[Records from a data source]
======

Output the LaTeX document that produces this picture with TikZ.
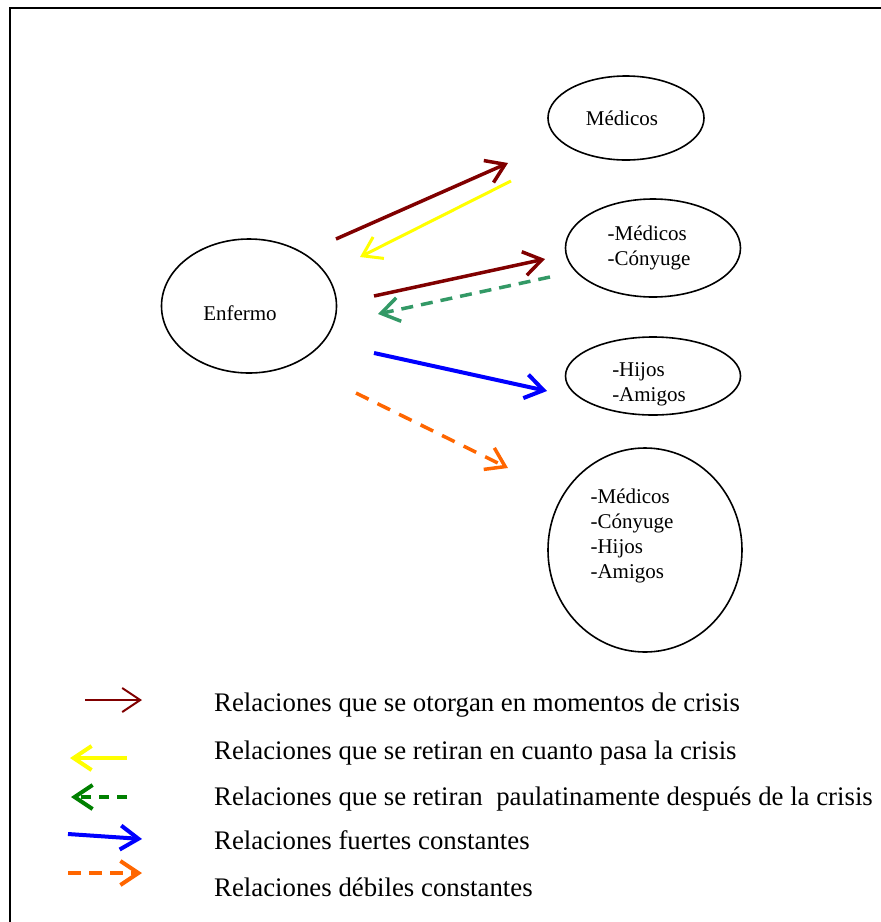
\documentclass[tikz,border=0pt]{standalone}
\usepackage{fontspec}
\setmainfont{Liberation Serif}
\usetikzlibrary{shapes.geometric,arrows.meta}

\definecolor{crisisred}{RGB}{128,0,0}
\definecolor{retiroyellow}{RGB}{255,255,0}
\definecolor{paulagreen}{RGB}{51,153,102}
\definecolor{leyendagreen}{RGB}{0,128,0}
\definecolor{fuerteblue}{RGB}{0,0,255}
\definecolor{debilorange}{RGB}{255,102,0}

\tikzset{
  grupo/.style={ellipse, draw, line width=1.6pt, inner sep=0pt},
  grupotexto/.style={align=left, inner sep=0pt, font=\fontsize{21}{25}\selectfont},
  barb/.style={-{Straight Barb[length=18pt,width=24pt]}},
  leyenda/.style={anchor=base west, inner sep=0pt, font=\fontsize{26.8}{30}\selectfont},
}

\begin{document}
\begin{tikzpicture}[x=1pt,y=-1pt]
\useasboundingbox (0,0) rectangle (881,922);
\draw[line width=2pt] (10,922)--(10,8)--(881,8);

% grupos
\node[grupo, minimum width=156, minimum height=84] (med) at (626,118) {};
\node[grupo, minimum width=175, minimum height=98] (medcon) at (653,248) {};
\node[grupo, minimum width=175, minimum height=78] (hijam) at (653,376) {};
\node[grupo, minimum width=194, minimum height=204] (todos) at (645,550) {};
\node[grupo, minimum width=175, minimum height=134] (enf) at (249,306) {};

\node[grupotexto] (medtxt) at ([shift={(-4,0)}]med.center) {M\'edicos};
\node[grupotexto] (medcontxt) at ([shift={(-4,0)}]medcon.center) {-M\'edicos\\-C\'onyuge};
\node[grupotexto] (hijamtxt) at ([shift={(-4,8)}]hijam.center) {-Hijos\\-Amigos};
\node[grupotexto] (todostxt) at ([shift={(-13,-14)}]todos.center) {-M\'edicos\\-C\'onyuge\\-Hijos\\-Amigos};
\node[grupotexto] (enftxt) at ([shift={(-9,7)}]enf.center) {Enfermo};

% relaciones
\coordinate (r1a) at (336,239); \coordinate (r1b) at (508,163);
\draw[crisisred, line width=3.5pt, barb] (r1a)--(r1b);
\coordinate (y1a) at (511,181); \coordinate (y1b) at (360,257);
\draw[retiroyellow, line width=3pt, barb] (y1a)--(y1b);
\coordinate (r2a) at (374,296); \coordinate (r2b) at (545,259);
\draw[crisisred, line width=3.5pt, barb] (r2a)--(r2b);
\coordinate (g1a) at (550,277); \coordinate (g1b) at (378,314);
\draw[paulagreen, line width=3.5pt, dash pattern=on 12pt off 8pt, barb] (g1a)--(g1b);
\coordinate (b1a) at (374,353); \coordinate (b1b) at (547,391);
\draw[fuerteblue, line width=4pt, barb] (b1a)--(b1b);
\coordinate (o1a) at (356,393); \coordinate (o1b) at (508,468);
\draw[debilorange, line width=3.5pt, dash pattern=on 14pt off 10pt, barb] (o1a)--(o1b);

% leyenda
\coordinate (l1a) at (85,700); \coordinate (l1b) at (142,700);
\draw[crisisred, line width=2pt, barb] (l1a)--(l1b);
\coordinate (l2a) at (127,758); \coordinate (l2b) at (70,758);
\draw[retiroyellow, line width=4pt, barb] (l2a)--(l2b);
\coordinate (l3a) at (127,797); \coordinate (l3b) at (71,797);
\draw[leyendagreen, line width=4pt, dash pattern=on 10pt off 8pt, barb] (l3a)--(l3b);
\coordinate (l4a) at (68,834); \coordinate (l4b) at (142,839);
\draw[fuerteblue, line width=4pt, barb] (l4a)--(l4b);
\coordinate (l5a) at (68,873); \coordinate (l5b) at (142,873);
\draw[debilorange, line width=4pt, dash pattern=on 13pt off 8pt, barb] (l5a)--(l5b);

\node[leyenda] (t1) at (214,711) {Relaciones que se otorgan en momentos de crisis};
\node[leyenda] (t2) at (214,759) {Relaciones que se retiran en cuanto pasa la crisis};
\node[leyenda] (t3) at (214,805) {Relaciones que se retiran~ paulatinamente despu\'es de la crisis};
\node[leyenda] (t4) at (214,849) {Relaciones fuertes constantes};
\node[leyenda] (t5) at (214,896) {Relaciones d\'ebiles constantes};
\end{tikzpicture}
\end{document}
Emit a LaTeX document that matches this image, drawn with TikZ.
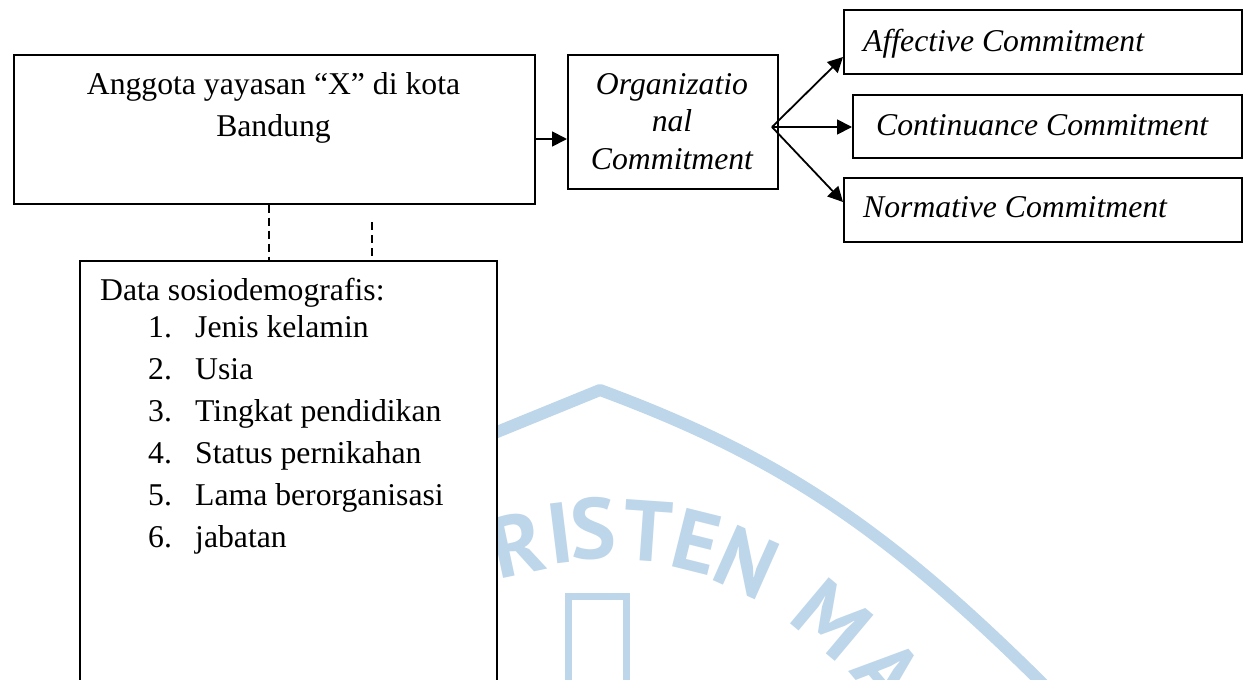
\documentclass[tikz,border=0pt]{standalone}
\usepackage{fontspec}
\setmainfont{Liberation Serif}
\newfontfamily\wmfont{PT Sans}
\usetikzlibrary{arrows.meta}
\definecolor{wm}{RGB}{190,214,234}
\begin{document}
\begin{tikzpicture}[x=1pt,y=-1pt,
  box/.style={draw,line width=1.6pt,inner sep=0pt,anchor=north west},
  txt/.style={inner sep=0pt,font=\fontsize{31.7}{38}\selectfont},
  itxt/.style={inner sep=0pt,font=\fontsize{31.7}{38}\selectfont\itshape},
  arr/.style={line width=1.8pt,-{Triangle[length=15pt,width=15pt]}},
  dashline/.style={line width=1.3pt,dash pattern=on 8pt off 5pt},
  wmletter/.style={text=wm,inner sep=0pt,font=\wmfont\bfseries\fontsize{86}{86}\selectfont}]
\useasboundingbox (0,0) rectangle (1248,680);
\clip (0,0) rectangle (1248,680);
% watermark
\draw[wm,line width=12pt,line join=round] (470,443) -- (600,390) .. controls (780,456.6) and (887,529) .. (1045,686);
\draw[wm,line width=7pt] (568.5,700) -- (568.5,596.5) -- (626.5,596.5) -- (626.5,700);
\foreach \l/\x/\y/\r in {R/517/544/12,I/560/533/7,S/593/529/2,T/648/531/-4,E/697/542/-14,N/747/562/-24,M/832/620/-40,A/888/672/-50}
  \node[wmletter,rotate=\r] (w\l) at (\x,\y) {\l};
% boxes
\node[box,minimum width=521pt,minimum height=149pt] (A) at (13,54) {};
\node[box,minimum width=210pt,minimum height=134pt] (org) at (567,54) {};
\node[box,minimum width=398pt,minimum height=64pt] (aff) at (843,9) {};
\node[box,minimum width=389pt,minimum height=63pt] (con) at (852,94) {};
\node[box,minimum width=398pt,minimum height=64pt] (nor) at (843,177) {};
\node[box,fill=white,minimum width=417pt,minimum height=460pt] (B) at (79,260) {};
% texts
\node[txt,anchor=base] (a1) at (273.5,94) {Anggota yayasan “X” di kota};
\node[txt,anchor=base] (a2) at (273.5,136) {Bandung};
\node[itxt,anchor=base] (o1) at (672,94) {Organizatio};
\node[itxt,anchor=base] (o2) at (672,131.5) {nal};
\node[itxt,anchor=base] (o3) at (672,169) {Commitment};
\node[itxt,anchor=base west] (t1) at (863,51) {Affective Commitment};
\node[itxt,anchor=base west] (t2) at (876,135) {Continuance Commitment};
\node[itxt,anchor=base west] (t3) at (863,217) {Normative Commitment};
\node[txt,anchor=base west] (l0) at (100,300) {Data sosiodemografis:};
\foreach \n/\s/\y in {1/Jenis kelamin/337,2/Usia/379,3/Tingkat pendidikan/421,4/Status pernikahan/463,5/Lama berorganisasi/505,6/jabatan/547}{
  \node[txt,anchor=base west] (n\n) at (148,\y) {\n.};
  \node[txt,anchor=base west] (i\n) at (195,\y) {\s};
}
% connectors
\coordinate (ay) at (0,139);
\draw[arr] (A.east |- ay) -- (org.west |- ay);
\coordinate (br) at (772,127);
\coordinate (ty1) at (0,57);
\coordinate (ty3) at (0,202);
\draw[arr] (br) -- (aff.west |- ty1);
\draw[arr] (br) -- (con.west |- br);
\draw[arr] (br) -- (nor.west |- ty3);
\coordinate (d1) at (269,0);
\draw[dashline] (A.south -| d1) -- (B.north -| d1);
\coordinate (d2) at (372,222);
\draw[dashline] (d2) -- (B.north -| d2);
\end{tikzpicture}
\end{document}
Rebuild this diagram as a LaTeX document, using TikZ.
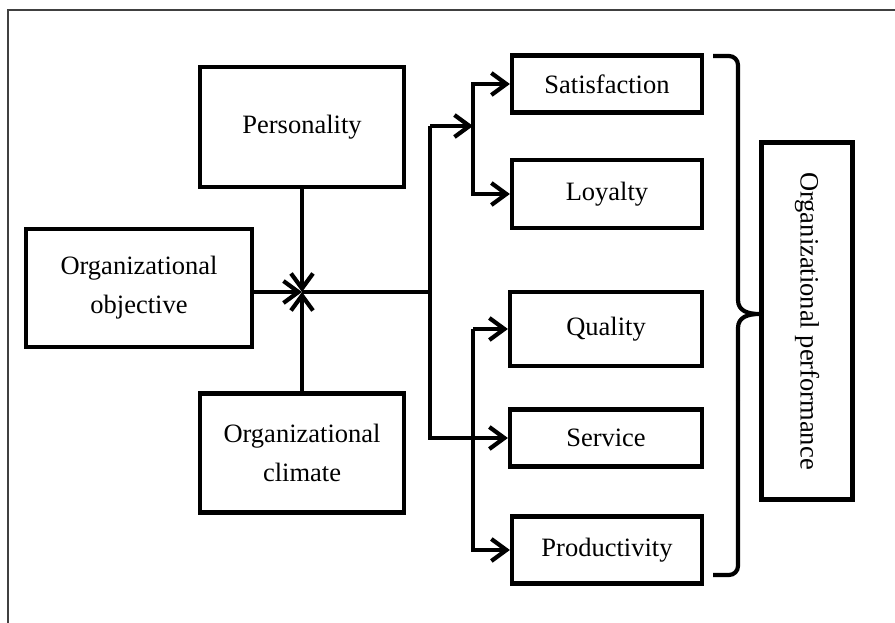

======

**EXERCISE INSTRUCTIONS:** Could the lines from the top of the material through the line with "width=175, minimum height=134]" be repeated exactly, pictures left out?

**WRITTEN ANSWER:**
Output the LaTeX document that produces this picture with TikZ.
\documentclass[tikz,border=0pt]{standalone}
\usepackage{fontspec}
\setmainfont{Liberation Serif}
\usetikzlibrary{shapes.geometric,arrows.meta}

\definecolor{crisisred}{RGB}{128,0,0}
\definecolor{retiroyellow}{RGB}{255,255,0}
\definecolor{paulagreen}{RGB}{51,153,102}
\definecolor{leyendagreen}{RGB}{0,128,0}
\definecolor{fuerteblue}{RGB}{0,0,255}
\definecolor{debilorange}{RGB}{255,102,0}

\tikzset{
  grupo/.style={ellipse, draw, line width=1.6pt, inner sep=0pt},
  grupotexto/.style={align=left, inner sep=0pt, font=\fontsize{21}{25}\selectfont},
  barb/.style={-{Straight Barb[length=18pt,width=24pt]}},
  leyenda/.style={anchor=base west, inner sep=0pt, font=\fontsize{26.8}{30}\selectfont},
}

\begin{document}
\begin{tikzpicture}[x=1pt,y=-1pt]
\useasboundingbox (0,0) rectangle (881,922);
\draw[line width=2pt] (10,922)--(10,8)--(881,8);

% grupos
\node[grupo, minimum width=156, minimum height=84] (med) at (626,118) {};
\node[grupo, minimum width=175, minimum height=98] (medcon) at (653,248) {};
\node[grupo, minimum width=175, minimum height=78] (hijam) at (653,376) {};
\node[grupo, minimum width=194, minimum height=204] (todos) at (645,550) {};
\node[grupo, minimum width=175, minimum height=134] (enf) at (249,306) {};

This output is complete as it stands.